▸ **WHAT YOU NEED TO DO**: Each line of the material must be repeated precisely, with the pictures left out.

────────────────

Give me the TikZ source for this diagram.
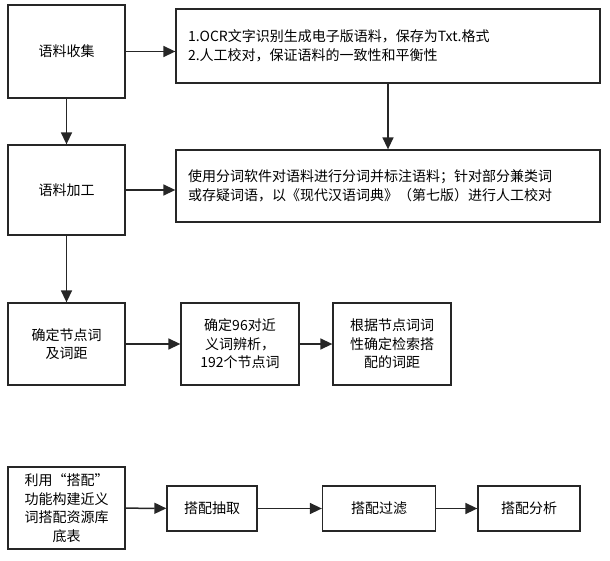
\documentclass[tikz,border=0pt]{standalone}
\usepackage{fontspec}
\setmainfont{Noto Sans CJK SC}
\usetikzlibrary{arrows.meta}
\begin{document}
\begin{tikzpicture}[x=1pt,y=-1pt,
 box/.style={draw=black!85,line width=1.3pt,inner sep=0pt,align=center,font=\fontsize{14}{18.5}\selectfont},
 arr/.style={-{Triangle[length=12pt,width=11pt]},line width=1.5pt,black!85}]
\useasboundingbox (0,0) rectangle (610,561);
\node[box,minimum width=117,minimum height=93] (a) at (66.5,51.5) {语料收集};
\node[box,minimum width=424,minimum height=74,align=left,text width=400] (b) at (388,46) {1.OCR文字识别生成电子版语料，保存为Txt.格式\\2.人工校对，保证语料的一致性和平衡性};
\node[box,minimum width=117,minimum height=90] (c) at (66.5,190) {语料加工};
\node[box,minimum width=424,minimum height=72,align=left,text width=400] (d) at (388,186) {使用分词软件对语料进行分词并标注语料；针对部分兼类词\\或存疑词语，以《现代汉语词典》（第七版）进行人工校对};
\node[box,minimum width=117,minimum height=82] (e) at (66.5,344) {确定节点词\\及词距};
\node[box,minimum width=118,minimum height=82] (f) at (240,344) {确定96对近\\义词辨析，\\192个节点词};
\node[box,minimum width=118,minimum height=82] (g) at (392,344) {根据节点词词\\性确定检索搭\\配的词距};
\node[box,minimum width=117,minimum height=82] (h) at (66.5,508) {利用“搭配”\\功能构建近义\\词搭配资源库\\底表};
\node[box,minimum width=90,minimum height=45] (i) at (212,508.5) {搭配抽取};
\node[box,minimum width=113,minimum height=45] (j) at (379,508.5) {搭配过滤};
\node[box,minimum width=102,minimum height=45] (k) at (529,508.5) {搭配分析};
\draw[arr] (a.east) -- (a.east -| b.west);
\draw[arr] (a) -- (c);
\draw[arr] (b) -- (d);
\draw[arr] (c.east) -- (c.east -| d.west);
\draw[arr] (c) -- (e);
\draw[arr] (e) -- (f);
\draw[arr] (f) -- (g);
\draw[arr] (h) -- (i);
\draw[arr] (i) -- (j);
\draw[arr] (j) -- (k);
\end{tikzpicture}
\end{document}
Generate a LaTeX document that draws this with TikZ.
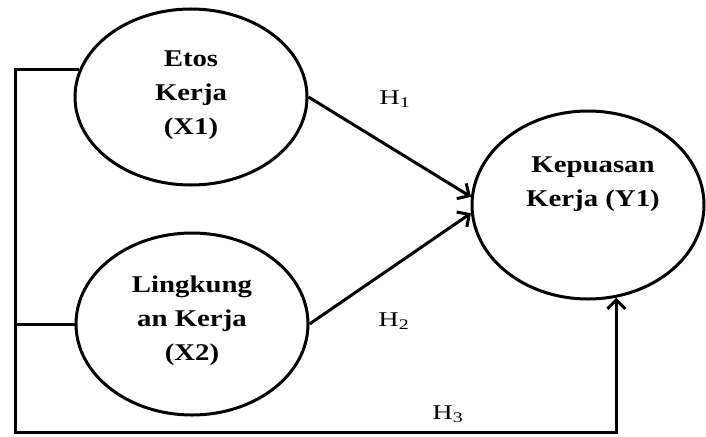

────────────────

▸ **EXPECTED OUTPUT**:
Give me the TikZ source for this diagram.
\documentclass[tikz,border=0pt]{standalone}
\usepackage{fontspec}
\setmainfont{Noto Sans CJK SC}
\usetikzlibrary{arrows.meta}
\begin{document}
\begin{tikzpicture}[x=1pt,y=-1pt,
 box/.style={draw=black!85,line width=1.3pt,inner sep=0pt,align=center,font=\fontsize{14}{18.5}\selectfont},
 arr/.style={-{Triangle[length=12pt,width=11pt]},line width=1.5pt,black!85}]
\useasboundingbox (0,0) rectangle (610,561);
\node[box,minimum width=117,minimum height=93] (a) at (66.5,51.5) {语料收集};
\node[box,minimum width=424,minimum height=74,align=left,text width=400] (b) at (388,46) {1.OCR文字识别生成电子版语料，保存为Txt.格式\\2.人工校对，保证语料的一致性和平衡性};
\node[box,minimum width=117,minimum height=90] (c) at (66.5,190) {语料加工};
\node[box,minimum width=424,minimum height=72,align=left,text width=400] (d) at (388,186) {使用分词软件对语料进行分词并标注语料；针对部分兼类词\\或存疑词语，以《现代汉语词典》（第七版）进行人工校对};
\node[box,minimum width=117,minimum height=82] (e) at (66.5,344) {确定节点词\\及词距};
\node[box,minimum width=118,minimum height=82] (f) at (240,344) {确定96对近\\义词辨析，\\192个节点词};
\node[box,minimum width=118,minimum height=82] (g) at (392,344) {根据节点词词\\性确定检索搭\\配的词距};
\node[box,minimum width=117,minimum height=82] (h) at (66.5,508) {利用“搭配”\\功能构建近义\\词搭配资源库\\底表};
\node[box,minimum width=90,minimum height=45] (i) at (212,508.5) {搭配抽取};
\node[box,minimum width=113,minimum height=45] (j) at (379,508.5) {搭配过滤};
\node[box,minimum width=102,minimum height=45] (k) at (529,508.5) {搭配分析};
\draw[arr] (a.east) -- (a.east -| b.west);
\draw[arr] (a) -- (c);
\draw[arr] (b) -- (d);
\draw[arr] (c.east) -- (c.east -| d.west);
\draw[arr] (c) -- (e);
\draw[arr] (e) -- (f);
\draw[arr] (f) -- (g);
\draw[arr] (h) -- (i);
\draw[arr] (i) -- (j);
\draw[arr] (j) -- (k);
\end{tikzpicture}
\end{document}
Generate a LaTeX document that draws this with TikZ.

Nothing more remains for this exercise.